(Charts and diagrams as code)
**********

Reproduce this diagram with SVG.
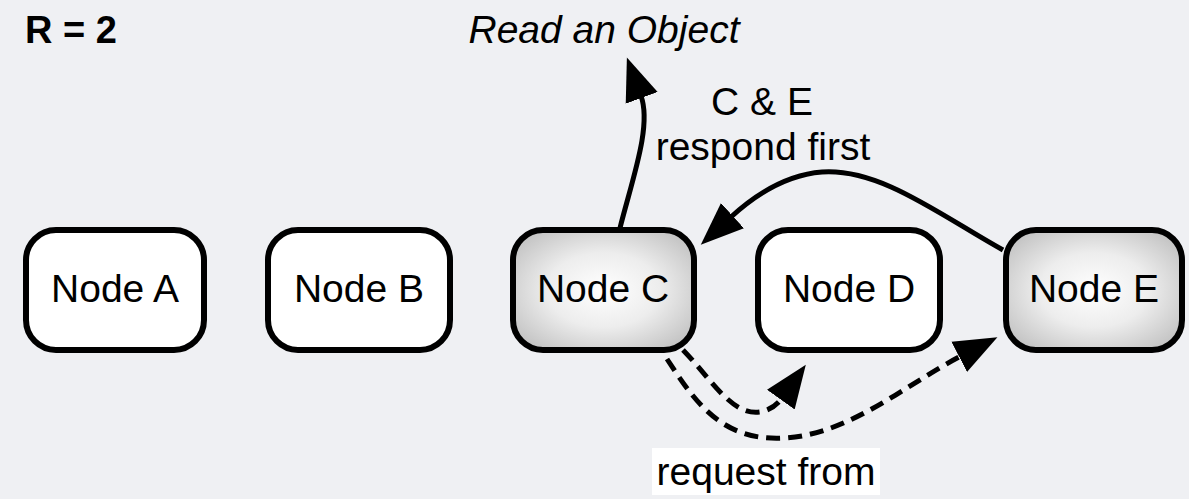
<svg xmlns="http://www.w3.org/2000/svg" width="1189" height="499" viewBox="0 0 1189 499">
  <style>
    .box { fill: #ffffff; stroke: #000000; stroke-width: 6; }
    .box.hit { fill: url(#shade); }
    .label { font-family: "Liberation Sans", Arial, sans-serif; font-size: 39px; fill: #000000; text-anchor: middle; }
    .edge { fill: none; stroke: #000000; stroke-width: 5; }
    .dash { stroke-dasharray: 14 8; }
  </style>
  <defs>
    <radialGradient id="shade" cx="0.5" cy="0.5" r="0.62">
      <stop offset="0" stop-color="#ffffff"/>
      <stop offset="0.5" stop-color="#ededed"/>
      <stop offset="1" stop-color="#c2c2c2"/>
    </radialGradient>
    <marker id="head" markerUnits="userSpaceOnUse" markerWidth="44" markerHeight="36" viewBox="0 0 44 36" refX="2" refY="18" orient="auto">
      <path d="M0 1 L43 18 L0 35 Z" fill="#000000"/>
    </marker>
  </defs>

  <rect width="1189" height="499" fill="#eff0f3"/>

  <text x="25" y="43" font-family="'Liberation Sans', Arial, sans-serif" font-size="38" font-weight="bold">R = 2</text>
  <text x="604" y="43" class="label" font-style="italic">Read an Object</text>

  <g id="connectors">
    <path class="edge" d="M620 228 C632 180, 652 126, 641 96" marker-end="url(#head)"/>
    <path class="edge" d="M1003 250 C940 215, 880 168, 822 172 C785 175, 755 195, 731 217" marker-end="url(#head)"/>
    <path class="edge dash" d="M683 350 C712 380, 732 416, 760 412 C770 410, 777 405, 782 398" marker-end="url(#head)"/>
    <path class="edge dash" d="M667 359 C695 402, 722 442, 785 438 C850 434, 905 385, 961 356" marker-end="url(#head)"/>
  </g>

  <g id="label-respond">
    <text x="762" y="115" class="label">C &amp; E</text>
    <text x="763" y="160" class="label">respond first</text>
  </g>

  <g id="label-request">
    <rect x="652" y="448" width="228" height="47" fill="#ffffff"/>
    <text x="766" y="485" class="label">request from</text>
  </g>

  <g id="node-a">
    <rect class="box" x="26" y="230" width="178" height="120" rx="30"/>
    <text x="115" y="302" class="label">Node A</text>
  </g>
  <g id="node-b">
    <rect class="box" x="268" y="230" width="182" height="120" rx="30"/>
    <text x="359" y="302" class="label">Node B</text>
  </g>
  <g id="node-c">
    <rect class="box hit" x="513" y="230" width="181" height="120" rx="30"/>
    <text x="603" y="302" class="label">Node C</text>
  </g>
  <g id="node-d">
    <rect class="box" x="758" y="230" width="182" height="120" rx="30"/>
    <text x="849" y="302" class="label">Node D</text>
  </g>
  <g id="node-e">
    <rect class="box hit" x="1006" y="230" width="176" height="120" rx="30"/>
    <text x="1094" y="302" class="label">Node E</text>
  </g>
</svg>
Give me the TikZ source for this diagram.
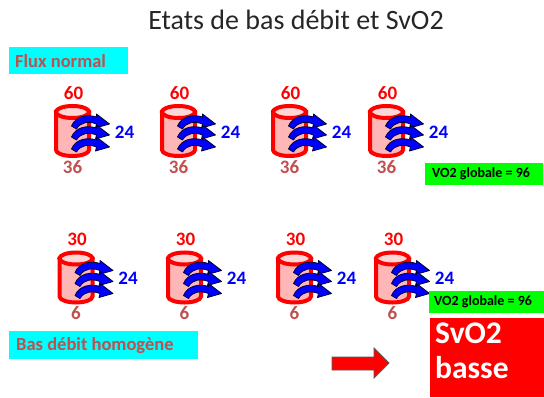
\documentclass[tikz,border=0pt]{standalone}
\usepackage{fontspec}
\setmainfont{Carlito}
\usetikzlibrary{positioning}
\definecolor{rouge}{RGB}{255,0,0}
\definecolor{brique}{RGB}{192,80,77}
\definecolor{bleu}{RGB}{0,0,255}
\definecolor{turquoise}{RGB}{0,255,255}
\definecolor{vert}{RGB}{0,255,0}
\definecolor{roseclair}{RGB}{255,214,214}
\definecolor{rosefonce}{RGB}{255,182,182}
\newcommand{\chiffre}{\fontsize{19}{22}\selectfont\bfseries}
\newcommand{\titref}{\fontsize{28}{32}\selectfont}

\tikzset{
  paroi/.style={draw=rouge, line width=4pt},
  flux/.style={fill=bleu, draw=bleu!20!black, line width=0.8pt, line join=round},
  haut/.style={text=rouge, font=\chiffre, inner sep=0pt},
  bas/.style={text=brique, font=\chiffre, inner sep=0pt},
  debit/.style={text=bleu, font=\chiffre, inner sep=0pt},
  bandeau/.style={fill=turquoise, anchor=north west, inner sep=0pt},
  bandtexte/.style={text=brique, anchor=west, inner sep=0pt,
    font=\fontsize{18.5}{22}\selectfont\bfseries},
  globale/.style={fill=vert, anchor=north west, inner sep=0pt, minimum height=22pt},
  globtexte/.style={anchor=west, inner sep=0pt, font=\fontsize{14}{16}\selectfont\bfseries},
  pics/vague/.style={code={
    \filldraw[flux] (0,-4) .. controls (4,6) and (16,8) .. (25,5) -- (25,8) -- (38,-2)
      -- (24,-6) -- (25,-2) .. controls (17,1) and (9,0) .. (5,-7) -- cycle;
  }}
}

% un capillaire : #1 nom, #2 x, #3 y, #4 entree, #5 sortie
\newcommand{\cuve}[5]{%
  \begin{scope}[shift={(#2,#3)}]
    \filldraw[paroi, fill=rosefonce] (-16.5,19) -- (-16.5,-19)
      arc[start angle=180, end angle=360, x radius=16.5pt, y radius=6pt] -- (16.5,19) -- cycle;
    \filldraw[paroi, fill=roseclair] (0,19) ellipse [x radius=16.5pt, y radius=6pt];
    \pic at (-1,9) {vague};
    \pic at (-1,-2) {vague};
    \pic at (-1,-14) {vague};
    \node[haut] (#1h) at (1,38) {#4};
    \node[bas] (#1b) at (0,-36) {#5};
    \node[debit] (#1d) at (52,-1) {24};
  \end{scope}}

\begin{document}
\begin{tikzpicture}[x=1pt, y=1pt]
\useasboundingbox (0,0) rectangle (544,397);

% titre
\node[text=black!85, font=\titref] (titre) at (296,377) {Etats de bas débit et SvO2};

% debit normal
\node[bandeau, minimum width=119pt, minimum height=27pt] (normal) at (9,350) {};
\node[bandtexte, right=6pt of normal.west] (normalt) {Flux normal};
\cuve{na}{72.5}{266}{60}{36}
\cuve{nb}{178.5}{266}{60}{36}
\cuve{nc}{289.5}{266}{60}{36}
\cuve{nd}{386.5}{266}{60}{36}
\node[globale, minimum width=118pt] (vonormal) at (425,234) {};
\node[globtexte, right=7pt of vonormal.west] (vonormalt) {VO2 globale = 96};

% bas debit
\cuve{ba}{76}{119.5}{30}{6}
\cuve{bb}{184.5}{119.5}{30}{6}
\cuve{bc}{294.5}{119.5}{30}{6}
\cuve{bd}{392.5}{119.5}{30}{6}
\node[globale, minimum width=115pt] (vobas) at (429,106) {};
\node[globtexte, right=5pt of vobas.west] (vobast) {VO2 globale = 96};
\node[bandeau, minimum width=189pt, minimum height=28pt] (homogene) at (9,66) {};
\node[bandtexte, right=7pt of homogene.west] (homogenet) {Bas débit homogène};

% consequence
\filldraw[fill=rouge, draw=black!65, line width=0.8pt] (332,40) -- (374,40) -- (374,49)
  -- (389,34) -- (374,19) -- (374,27) -- (332,27) -- cycle;
\node[fill=rouge, anchor=north west, inner sep=0pt, minimum width=114pt,
  minimum height=79pt] (svo) at (430,79) {};
\node[text=white, anchor=north west, align=left, inner sep=0pt,
  font=\fontsize{31.5}{35}\selectfont\bfseries] (svot) at (435,74) {SvO2\\basse};
\end{tikzpicture}
\end{document}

**********

TASK BRIEF:
Copy every record character for character. Skip the pictures.

OUTPUT FOR THIS EXERCISE:
Reproduce this diagram with SVG.
<svg xmlns="http://www.w3.org/2000/svg" width="1189" height="499" viewBox="0 0 1189 499">
  <style>
    .box { fill: #ffffff; stroke: #000000; stroke-width: 6; }
    .box.hit { fill: url(#shade); }
    .label { font-family: "Liberation Sans", Arial, sans-serif; font-size: 39px; fill: #000000; text-anchor: middle; }
    .edge { fill: none; stroke: #000000; stroke-width: 5; }
    .dash { stroke-dasharray: 14 8; }
  </style>
  <defs>
    <radialGradient id="shade" cx="0.5" cy="0.5" r="0.62">
      <stop offset="0" stop-color="#ffffff"/>
      <stop offset="0.5" stop-color="#ededed"/>
      <stop offset="1" stop-color="#c2c2c2"/>
    </radialGradient>
    <marker id="head" markerUnits="userSpaceOnUse" markerWidth="44" markerHeight="36" viewBox="0 0 44 36" refX="2" refY="18" orient="auto">
      <path d="M0 1 L43 18 L0 35 Z" fill="#000000"/>
    </marker>
  </defs>

  <rect width="1189" height="499" fill="#eff0f3"/>

  <text x="25" y="43" font-family="'Liberation Sans', Arial, sans-serif" font-size="38" font-weight="bold">R = 2</text>
  <text x="604" y="43" class="label" font-style="italic">Read an Object</text>

  <g id="connectors">
    <path class="edge" d="M620 228 C632 180, 652 126, 641 96" marker-end="url(#head)"/>
    <path class="edge" d="M1003 250 C940 215, 880 168, 822 172 C785 175, 755 195, 731 217" marker-end="url(#head)"/>
    <path class="edge dash" d="M683 350 C712 380, 732 416, 760 412 C770 410, 777 405, 782 398" marker-end="url(#head)"/>
    <path class="edge dash" d="M667 359 C695 402, 722 442, 785 438 C850 434, 905 385, 961 356" marker-end="url(#head)"/>
  </g>

  <g id="label-respond">
    <text x="762" y="115" class="label">C &amp; E</text>
    <text x="763" y="160" class="label">respond first</text>
  </g>

  <g id="label-request">
    <rect x="652" y="448" width="228" height="47" fill="#ffffff"/>
    <text x="766" y="485" class="label">request from</text>
  </g>

  <g id="node-a">
    <rect class="box" x="26" y="230" width="178" height="120" rx="30"/>
    <text x="115" y="302" class="label">Node A</text>
  </g>
  <g id="node-b">
    <rect class="box" x="268" y="230" width="182" height="120" rx="30"/>
    <text x="359" y="302" class="label">Node B</text>
  </g>
  <g id="node-c">
    <rect class="box hit" x="513" y="230" width="181" height="120" rx="30"/>
    <text x="603" y="302" class="label">Node C</text>
  </g>
  <g id="node-d">
    <rect class="box" x="758" y="230" width="182" height="120" rx="30"/>
    <text x="849" y="302" class="label">Node D</text>
  </g>
  <g id="node-e">
    <rect class="box hit" x="1006" y="230" width="176" height="120" rx="30"/>
    <text x="1094" y="302" class="label">Node E</text>
  </g>
</svg>
Give me the TikZ source for this diagram.
\documentclass[tikz,border=0pt]{standalone}
\usepackage{fontspec}
\setmainfont{Carlito}
\usetikzlibrary{positioning}
\definecolor{rouge}{RGB}{255,0,0}
\definecolor{brique}{RGB}{192,80,77}
\definecolor{bleu}{RGB}{0,0,255}
\definecolor{turquoise}{RGB}{0,255,255}
\definecolor{vert}{RGB}{0,255,0}
\definecolor{roseclair}{RGB}{255,214,214}
\definecolor{rosefonce}{RGB}{255,182,182}
\newcommand{\chiffre}{\fontsize{19}{22}\selectfont\bfseries}
\newcommand{\titref}{\fontsize{28}{32}\selectfont}

\tikzset{
  paroi/.style={draw=rouge, line width=4pt},
  flux/.style={fill=bleu, draw=bleu!20!black, line width=0.8pt, line join=round},
  haut/.style={text=rouge, font=\chiffre, inner sep=0pt},
  bas/.style={text=brique, font=\chiffre, inner sep=0pt},
  debit/.style={text=bleu, font=\chiffre, inner sep=0pt},
  bandeau/.style={fill=turquoise, anchor=north west, inner sep=0pt},
  bandtexte/.style={text=brique, anchor=west, inner sep=0pt,
    font=\fontsize{18.5}{22}\selectfont\bfseries},
  globale/.style={fill=vert, anchor=north west, inner sep=0pt, minimum height=22pt},
  globtexte/.style={anchor=west, inner sep=0pt, font=\fontsize{14}{16}\selectfont\bfseries},
  pics/vague/.style={code={
    \filldraw[flux] (0,-4) .. controls (4,6) and (16,8) .. (25,5) -- (25,8) -- (38,-2)
      -- (24,-6) -- (25,-2) .. controls (17,1) and (9,0) .. (5,-7) -- cycle;
  }}
}

% un capillaire : #1 nom, #2 x, #3 y, #4 entree, #5 sortie
\newcommand{\cuve}[5]{%
  \begin{scope}[shift={(#2,#3)}]
    \filldraw[paroi, fill=rosefonce] (-16.5,19) -- (-16.5,-19)
      arc[start angle=180, end angle=360, x radius=16.5pt, y radius=6pt] -- (16.5,19) -- cycle;
    \filldraw[paroi, fill=roseclair] (0,19) ellipse [x radius=16.5pt, y radius=6pt];
    \pic at (-1,9) {vague};
    \pic at (-1,-2) {vague};
    \pic at (-1,-14) {vague};
    \node[haut] (#1h) at (1,38) {#4};
    \node[bas] (#1b) at (0,-36) {#5};
    \node[debit] (#1d) at (52,-1) {24};
  \end{scope}}

\begin{document}
\begin{tikzpicture}[x=1pt, y=1pt]
\useasboundingbox (0,0) rectangle (544,397);

% titre
\node[text=black!85, font=\titref] (titre) at (296,377) {Etats de bas débit et SvO2};

% debit normal
\node[bandeau, minimum width=119pt, minimum height=27pt] (normal) at (9,350) {};
\node[bandtexte, right=6pt of normal.west] (normalt) {Flux normal};
\cuve{na}{72.5}{266}{60}{36}
\cuve{nb}{178.5}{266}{60}{36}
\cuve{nc}{289.5}{266}{60}{36}
\cuve{nd}{386.5}{266}{60}{36}
\node[globale, minimum width=118pt] (vonormal) at (425,234) {};
\node[globtexte, right=7pt of vonormal.west] (vonormalt) {VO2 globale = 96};

% bas debit
\cuve{ba}{76}{119.5}{30}{6}
\cuve{bb}{184.5}{119.5}{30}{6}
\cuve{bc}{294.5}{119.5}{30}{6}
\cuve{bd}{392.5}{119.5}{30}{6}
\node[globale, minimum width=115pt] (vobas) at (429,106) {};
\node[globtexte, right=5pt of vobas.west] (vobast) {VO2 globale = 96};
\node[bandeau, minimum width=189pt, minimum height=28pt] (homogene) at (9,66) {};
\node[bandtexte, right=7pt of homogene.west] (homogenet) {Bas débit homogène};

% consequence
\filldraw[fill=rouge, draw=black!65, line width=0.8pt] (332,40) -- (374,40) -- (374,49)
  -- (389,34) -- (374,19) -- (374,27) -- (332,27) -- cycle;
\node[fill=rouge, anchor=north west, inner sep=0pt, minimum width=114pt,
  minimum height=79pt] (svo) at (430,79) {};
\node[text=white, anchor=north west, align=left, inner sep=0pt,
  font=\fontsize{31.5}{35}\selectfont\bfseries] (svot) at (435,74) {SvO2\\basse};
\end{tikzpicture}
\end{document}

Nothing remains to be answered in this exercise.